TASK PROMPT: Copy out every line of the records where the string "this" occurs.
++++
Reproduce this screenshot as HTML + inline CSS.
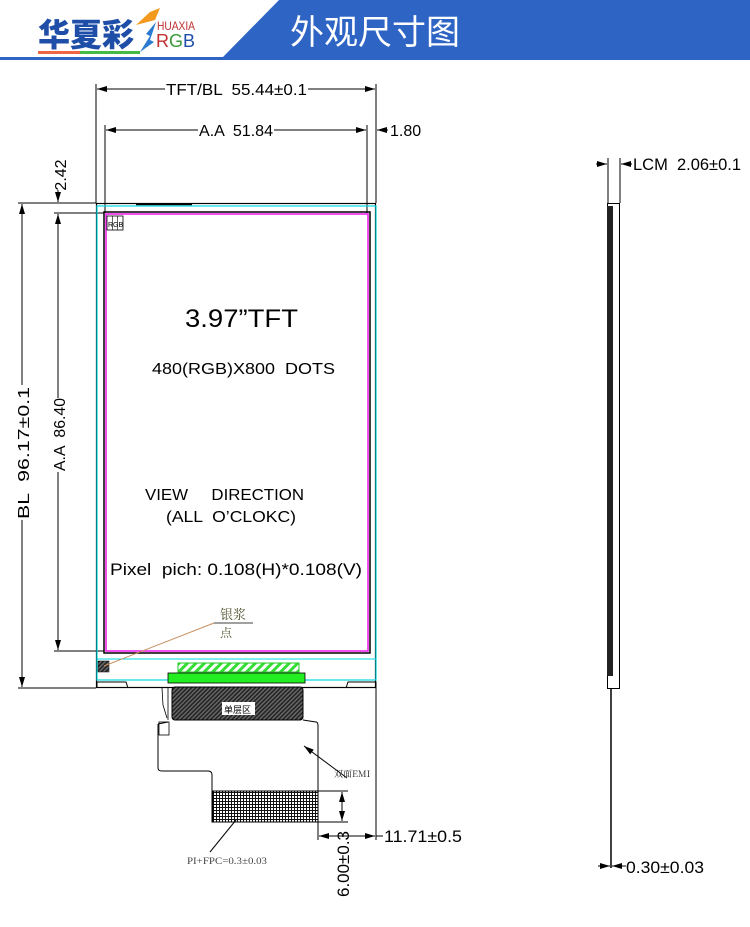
<!DOCTYPE html>
<html><head><meta charset="utf-8"><style>
html,body{margin:0;padding:0;background:#fff;}
body{width:750px;height:927px;overflow:hidden;position:relative;}
svg{position:absolute;left:0;top:0;}
svg text{white-space:pre;}
</style></head><body>
<svg width="750" height="927" viewBox="0 0 750 927" xmlns="http://www.w3.org/2000/svg" font-family="'Liberation Sans','DejaVu Sans',sans-serif" xml:space="preserve">
<defs>
<pattern id="hg" width="6" height="6" patternUnits="userSpaceOnUse" patternTransform="rotate(45)"><rect width="6" height="6" fill="#fff"/><rect width="3" height="6" fill="#33dd33"/></pattern>
<pattern id="hd" width="3" height="3" patternUnits="userSpaceOnUse" patternTransform="rotate(45)"><rect width="3" height="3" fill="#666"/><rect width="1.5" height="3" fill="#222"/></pattern>
<pattern id="grid" width="3" height="3" patternUnits="userSpaceOnUse"><rect width="3" height="3" fill="#fff"/><rect width="3" height="1" fill="#111"/><rect width="1" height="3" fill="#111"/></pattern>
<marker id="a" viewBox="0 0 10 6" refX="10" refY="3" markerWidth="10" markerHeight="6" orient="auto-start-reverse" markerUnits="userSpaceOnUse"><path d="M0,0 L10,3 L0,6 z" fill="#000"/></marker>
</defs>
<polygon points="279,0 750,0 750,58 222,58" fill="#2e65c5"/>
<rect x="0" y="57" width="750" height="3" fill="#2e65c5"/>
<text x="38" y="46" font-family="'Noto Sans CJK SC',sans-serif" font-weight="900" font-size="32" fill="#1e4ea8">华夏彩</text>
<rect x="38" y="51" width="100" height="3" fill="#e64"/>
<rect x="80" y="51" width="60" height="3" fill="#4b4"/>
<path d="M136,25 L150,12 L160,8 L155,20 Z" fill="#f39a1e"/>
<path d="M140,52 L150,36 L146,34 L156,22 L150,40 L154,42 Z" fill="#2a7ad0"/>
<text x="157" y="30" font-size="12" fill="#c03030" textLength="38" lengthAdjust="spacingAndGlyphs">HUAXIA</text>
<text x="156" y="47" font-size="18" fill="#c03030">R<tspan fill="#3a9a3a">G</tspan><tspan fill="#1e4ea8">B</tspan></text>
<text x="290" y="44" font-family="'Noto Sans CJK SC',sans-serif" font-size="34" fill="#fff">外观尺寸图</text>

<g stroke="#000" stroke-width="1" fill="none">
<line x1="96" y1="84" x2="96" y2="203"/><line x1="376" y1="84" x2="376" y2="203"/>
<line x1="97" y1="89" x2="165" y2="89" marker-start="url(#a)"/><line x1="308" y1="89" x2="375" y2="89" marker-end="url(#a)"/>
<line x1="105" y1="125" x2="105" y2="213"/><line x1="367" y1="125" x2="367" y2="213"/>
<line x1="106" y1="130" x2="198" y2="130" marker-start="url(#a)"/><line x1="274" y1="130" x2="366" y2="130" marker-end="url(#a)"/>
<line x1="388" y1="130" x2="377" y2="130" marker-end="url(#a)"/>
<line x1="18" y1="203" x2="96" y2="203"/><line x1="18" y1="688" x2="96" y2="688"/>
<line x1="22" y1="204" x2="22" y2="385" marker-start="url(#a)"/><line x1="22" y1="520" x2="22" y2="687" marker-end="url(#a)"/>
<line x1="54" y1="213" x2="104" y2="213"/><line x1="54" y1="651" x2="104" y2="651"/>
<line x1="58" y1="214" x2="58" y2="398" marker-start="url(#a)"/><line x1="58" y1="472" x2="58" y2="650" marker-end="url(#a)"/>
<line x1="58" y1="190" x2="58" y2="202" marker-end="url(#a)"/>
</g>
<text x="166" y="95" font-size="16" textLength="141" lengthAdjust="spacingAndGlyphs">TFT/BL  55.44±0.1</text>
<text x="199" y="136" font-size="16" textLength="74" lengthAdjust="spacingAndGlyphs">A.A  51.84</text>
<text x="390" y="136" font-size="16">1.80</text>
<text transform="translate(66,175) rotate(-90)" font-size="16" text-anchor="middle">2.42</text>
<text transform="translate(29,519) rotate(-90)" font-size="16" textLength="132" lengthAdjust="spacingAndGlyphs">BL  96.17±0.1</text>
<text transform="translate(65,471) rotate(-90)" font-size="16" textLength="73" lengthAdjust="spacingAndGlyphs">A.A  86.40</text>

<rect x="96.5" y="203.5" width="279" height="484" fill="none" stroke="#000" stroke-width="1.2"/>
<line x1="136" y1="204.5" x2="192" y2="204.5" stroke="#000" stroke-width="1.5"/>
<rect x="97" y="206" width="279" height="474" fill="none" stroke="#00d8e0" stroke-width="1.2"/>
<line x1="97" y1="659" x2="376" y2="659" stroke="#00d8e0" stroke-width="1"/>
<rect x="104" y="212" width="266" height="441" fill="none" stroke="#000" stroke-width="1.5"/>
<rect x="106" y="214" width="262" height="437" fill="none" stroke="#ee22ee" stroke-width="1.6"/>
<rect x="107" y="216" width="16" height="14" fill="none" stroke="#000" stroke-width="0.8"/>
<line x1="112.5" y1="216" x2="112.5" y2="230" stroke="#000" stroke-width="0.6"/><line x1="117.5" y1="216" x2="117.5" y2="230" stroke="#000" stroke-width="0.6"/>
<text x="108" y="227" font-size="7">RGB</text>
<rect x="98" y="661" width="11" height="11" fill="url(#hd)" stroke="#000" stroke-width="0.5"/>
<line x1="104" y1="666" x2="214" y2="623" stroke="#c89060" stroke-width="1"/>
<line x1="214" y1="623" x2="253" y2="623" stroke="#000" stroke-width="0.8"/>
<text x="220" y="619" font-family="'Noto Serif CJK SC',serif" font-size="13" fill="#553">银浆</text>
<text x="220" y="637" font-family="'Noto Serif CJK SC',serif" font-size="12" fill="#553">点</text>
<path d="M97,688 L97,682 L126,682 L128,688 M376,688 L376,682 L348,682 L346,688" fill="none" stroke="#000" stroke-width="1"/>

<text x="185" y="327" font-size="25" textLength="113" lengthAdjust="spacingAndGlyphs">3.97”TFT</text>
<text x="152" y="374" font-size="16" textLength="183" lengthAdjust="spacingAndGlyphs">480(RGB)X800  DOTS</text>
<text x="145" y="500" font-size="16" textLength="159" lengthAdjust="spacingAndGlyphs">VIEW     DIRECTION</text>
<text x="166" y="522" font-size="16" textLength="130" lengthAdjust="spacingAndGlyphs">(ALL  O’CLOKC)</text>
<text x="110" y="575" font-size="17" textLength="252" lengthAdjust="spacingAndGlyphs">Pixel  pich: 0.108(H)*0.108(V)</text>

<rect x="178" y="663" width="121" height="9" fill="url(#hg)" stroke="#22cc22" stroke-width="1"/>
<rect x="168" y="673" width="137" height="10" fill="#22ee22" stroke="#000" stroke-width="0.8"/>
<rect x="172" y="687" width="131" height="33" rx="3" fill="url(#hd)" stroke="#000"/>
<rect x="222" y="702" width="33" height="13" fill="#fff"/>
<text x="224" y="713" font-family="'Noto Sans CJK SC',sans-serif" font-size="9">单层区</text>
<path d="M303,720 L316,722 Q318,722 318,726 L318,822 M158,724 L158,768 Q158,771 162,771 L208,771 Q212,771 212,775 L212,822 L318,822 M158,724 L168,722" fill="none" stroke="#000" stroke-width="1"/>
<path d="M162,688 L163,705 L167,718 M168,688 L168,720" fill="none" stroke="#000" stroke-width="0.8"/>
<rect x="159" y="722" width="10" height="13" fill="none" stroke="#000" stroke-width="0.8"/>
<rect x="213" y="791" width="105" height="31" fill="url(#grid)" stroke="#000"/>
<line x1="347" y1="778" x2="304" y2="746" stroke="#000" marker-end="url(#a)"/>
<text x="334" y="777" font-family="'Noto Serif CJK SC',serif" font-size="9" fill="#222">双面EMI</text>
<line x1="236" y1="820" x2="210" y2="852" stroke="#000"/>
<text x="187" y="864" font-family="'Liberation Serif',serif" font-size="9" fill="#444" textLength="80" lengthAdjust="spacingAndGlyphs">PI+FPC=0.3±0.03</text>
<g stroke="#000" fill="none">
<line x1="318" y1="791" x2="348" y2="791"/><line x1="318" y1="822" x2="348" y2="822"/>
<line x1="342" y1="792" x2="342" y2="821" marker-start="url(#a)" marker-end="url(#a)"/>
<line x1="318" y1="822" x2="318" y2="840"/><line x1="376" y1="688" x2="376" y2="840"/>
<line x1="319" y1="836" x2="375" y2="836" marker-start="url(#a)" marker-end="url(#a)"/>
<line x1="376" y1="836" x2="383" y2="836"/>
</g>
<text x="384" y="842" font-size="17" textLength="78" lengthAdjust="spacingAndGlyphs">11.71±0.5</text>
<text transform="translate(349,897) rotate(-90)" font-size="17" textLength="66" lengthAdjust="spacingAndGlyphs">6.00±0.3</text>

<g stroke="#000" fill="none">
<line x1="608" y1="158" x2="608" y2="203"/><line x1="620" y1="158" x2="620" y2="203"/>
<line x1="596" y1="164" x2="607" y2="164" marker-end="url(#a)"/><line x1="632" y1="164" x2="621" y2="164" marker-end="url(#a)"/>
<rect x="607.5" y="203.5" width="12" height="485"/>
<line x1="611" y1="688" x2="611" y2="868" stroke-width="1.5"/>
<line x1="598" y1="866" x2="610" y2="866" marker-end="url(#a)"/><line x1="626" y1="866" x2="612" y2="866" marker-end="url(#a)"/>
</g>
<rect x="607" y="206" width="6" height="470" fill="#222"/>
<rect x="608" y="204" width="6" height="2" fill="#fff"/>
<text x="633" y="170" font-size="17" textLength="108" lengthAdjust="spacingAndGlyphs">LCM  2.06±0.1</text>
<text x="626" y="873" font-size="17" textLength="78" lengthAdjust="spacingAndGlyphs">0.30±0.03</text>
</svg>
</body></html>
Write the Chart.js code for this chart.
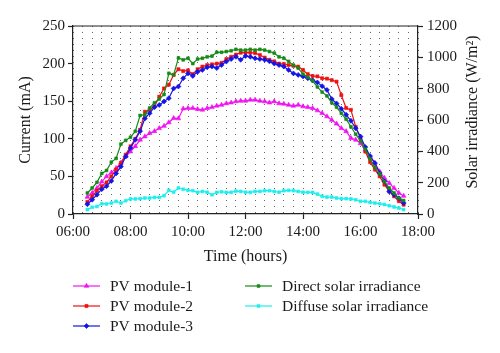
<!DOCTYPE html>
<html><head><meta charset="utf-8">
<script src="https://cdn.jsdelivr.net/npm/chart.js@4.4.0/dist/chart.umd.min.js"></script>
<style>html,body{margin:0;padding:0;background:#fff;}canvas{display:block;}</style>
</head><body>
<canvas id="c" width="500" height="353"></canvas>
<script>
const times = [
"06:30","06:40","06:50","07:00","07:10","07:20","07:30","07:40","07:50","08:00",
"08:10","08:20","08:30","08:40","08:50","09:00","09:10","09:20","09:30","09:40",
"09:50","10:00","10:10","10:20","10:30","10:40","10:50","11:00","11:10","11:20",
"11:30","11:40","11:50","12:00",
"12:10","12:20","12:30","12:40","12:50","13:00","13:10","13:20","13:30","13:40",
"13:50","14:00","14:10","14:20","14:30","14:40","14:50","15:00","15:10","15:20",
"15:30","15:40","15:50","16:00","16:10","16:20","16:30","16:40","16:50","17:00",
"17:10","17:20","17:30"];

// Current (mA)
const pvModule1 = [22.6,28,34.5,43,50,55,61,68,76.5,83, 90,98.7,103,107.5,110,114,117,121.7,127.4,127,
 140,140.7,140.7,139.4,138.5,140.7,142,143.8,145,147, 148,149.6,150.4,150.4,
 151.8,151.8,150.4,149.6,148,149.6,147,146.5,145,143.8, 145,143,142,140.7,137.6,134,129.7,125,120,114,
 110,101,98.7,94,85.4,76.5,67.7,56.6,47.8,41, 34.5,28,24];
const pvModule2 = [16,23.5,31,37,42,50,59,68,79,90, 100,112,136,138.5,143,156,167,172,185,192.5,
 190,191,186,192.5,196,198,199,200,201,206, 209,212,214.5,214.5,
 214.5,214,211.5,208,205,203,200,199.5,198,197, 196,191.5,186,183.5,183,180.5,180,178,176,158,
 141,138.5,116,101,83,69,59,50,39,30, 23.5,17,12.4];
const pvModule3 = [13,19,25.7,33,37,44,54,63,76.5,87.6, 98.7,110,127,134,142,145,149.6,154,167,169.5,
 180.5,187,183.6,189,191.6,195,196,194,198,202.7, 206,209,205,210,
 209,207,206,205,203,200,198,196,191.6,187, 185,183,180.5,178,175,170,165,153,147,140,
 132,124,114,103,89,77,67.7,54.4,43.4,30, 25.7,21,14.6];
// Irradiance (W/m2)
const directIrr = [134,166,202,259,278,331,355,446,470,490, 528,629,634,677,710,734,763,898,888,996,
 984,994,960,989,994,1003,1008,1032,1032,1037, 1042,1051,1046,1046,
 1051,1046,1051,1046,1037,1027,1003,994,974,950, 931,893,874,850,811,778,754,710,682,643,
 605,557,509,466,413,352,298,257,206,166, 134,101,86];
const diffuseIrr = [28,43,48,66,64,70,81,70,85,96, 96,98,102,102,106,106,117,151,139,166,
 158,151,149,138,144,139,123,138,142,138, 138,146,144,139,
 138,144,144,149,149,144,139,149,151,149, 144,139,138,138,127,113,108,108,102,98,
 98,96,91,81,81,74,70,66,60,53, 45,38,28];

const xTickLabels = ["06:00","08:00","10:00","12:00","14:00","16:00","18:00"];
const leftTicks = [0,50,100,150,200,250];
const rightTicks = [0,200,400,600,800,1000,1200];
const seriesNames = ["PV module-1","PV module-2","PV module-3","Direct solar irradiance","Diffuse solar irradiance"];

const FONT = "'Liberation Serif','Times New Roman',serif";
const TXT = '#1a1a1a';
function toMin(s){const p=s.split(':');return (+p[0])*60+(+p[1]);}
const pts = arr => arr.map((v,i)=>({x:toMin(times[i]), y:v}));

function ds(label, data, color, style, r, axis, order){
  return {label, data: pts(data), borderColor: color, backgroundColor: color,
    borderWidth: 1.2, pointStyle: style, pointRadius: r, pointBorderWidth: 0.6,
    pointBorderColor: color, tension: 0, yAxisID: axis, order, fill:false};
}
const datasets = [
  ds(seriesNames[0], pvModule1, '#f015f0', 'triangle', 2.7, 'y', 3),
  ds(seriesNames[1], pvModule2, '#f01010', 'rect', 2.2, 'y', 2),
  ds(seriesNames[2], pvModule3, '#1414e6', 'rectRot', 2.5, 'y', 1),
  ds(seriesNames[3], directIrr, '#168a16', 'rect', 2.0, 'y1', 0),
  ds(seriesNames[4], diffuseIrr, '#1eeeee', 'rect', 2.0, 'y1', 4)
];

const legendPos = [[73,286],[73,306],[73,326],[245,286],[245,306]];
const extras = {
  id:'extras',
  afterDraw(chart){
    const ctx = chart.ctx, a = chart.chartArea;
    ctx.save();
    ctx.strokeStyle = '#222'; ctx.lineWidth = 1.2;
    ctx.beginPath(); ctx.moveTo(a.left, a.top); ctx.lineTo(a.right, a.top); ctx.stroke();
    ctx.fillStyle = TXT; ctx.font = '16px ' + FONT;
    ctx.translate(473, 112); ctx.rotate(-Math.PI/2);
    ctx.textAlign = 'center'; ctx.textBaseline = 'middle';
    ctx.fillText('Solar irradiance (W/m\u00B2)', 0, 0);
    ctx.restore();
    ctx.save();
    chart.data.datasets.forEach((d,i)=>{
      const [x,y] = legendPos[i];
      ctx.strokeStyle = d.borderColor; ctx.fillStyle = d.borderColor; ctx.lineWidth = 1.2;
      ctx.beginPath(); ctx.moveTo(x, y); ctx.lineTo(x+27, y); ctx.stroke();
      ctx.lineWidth = 0.6;
      Chart.helpers.drawPoint(ctx, {pointStyle: d.pointStyle, radius: d.pointRadius, borderWidth: 0.6}, x+13.5, y);
      ctx.fillStyle = TXT; ctx.font = '15.5px ' + FONT;
      ctx.textAlign = 'left'; ctx.textBaseline = 'middle';
      ctx.fillText(d.label, x+37, y+1);
    });
    ctx.restore();
  }
};

new Chart(document.getElementById('c'), {
  type: 'line',
  data: { datasets },
  options: {
    responsive: false, animation: false, devicePixelRatio: 1,
    layout: { padding: { top: 26, left: 0, right: 0, bottom: 87 } },
    plugins: { legend: { display: false }, tooltip: { enabled: false } },
    scales: {
      x: {
        type: 'linear', min: 360, max: 1080,
        afterFit(s){ s.height = 52; },
        ticks: { stepSize: 20, autoSkip: false, maxRotation: 0, padding: 4,
          color: TXT, font: { family: FONT, size: 15 },
          callback: v => (v % 120 === 0) ? xTickLabels[(v-360)/120] : '' },
        grid: { drawOnChartArea: true, color: '#666', lineWidth: 1,
          tickBorderDash: [], tickLength: 5, tickWidth: 1.2,
          tickColor: c => (c.tick && c.tick.value % 120 === 0) ? '#222' : 'rgba(0,0,0,0)' },
        border: { color: '#222', width: 1.2, dash: [1,5] },
        title: { display: true, text: 'Time (hours)', color: TXT,
          font: { family: FONT, size: 16 }, padding: { top: 0, bottom: 0 } }
      },
      y: {
        position: 'left', min: 0, max: 250,
        afterFit(s){ s.width = 73; },
        afterBuildTicks(s){ s.ticks = leftTicks.map(v=>({value:v})); },
        ticks: { color: TXT, font: { family: FONT, size: 15 }, padding: 3, callback: v => String(v) },
        grid: { drawOnChartArea: false, tickLength: 5, tickColor: '#222', tickWidth: 1.2 },
        border: { color: '#222', width: 1.2 },
        title: { display: true, text: 'Current (mA)', color: TXT,
          font: { family: FONT, size: 16 }, padding: { top: 16, bottom: 0 } }
      },
      y1: {
        position: 'right', min: 0, max: 1200,
        afterFit(s){ s.width = 82; },
        afterBuildTicks(s){ s.ticks = rightTicks.map(v=>({value:v})); },
        ticks: { color: TXT, font: { family: FONT, size: 15 }, padding: 4, callback: v => String(v) },
        grid: { drawOnChartArea: false, tickLength: 5, tickColor: '#222', tickWidth: 1.2 },
        border: { color: '#222', width: 1.2 }
      }
    }
  },
  plugins: [extras]
});
</script>
</body></html>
++++
SOLUTION TO THE EXERCISE:
Reproduce this screenshot as HTML + inline CSS.
Write the Chart.js code for this chart.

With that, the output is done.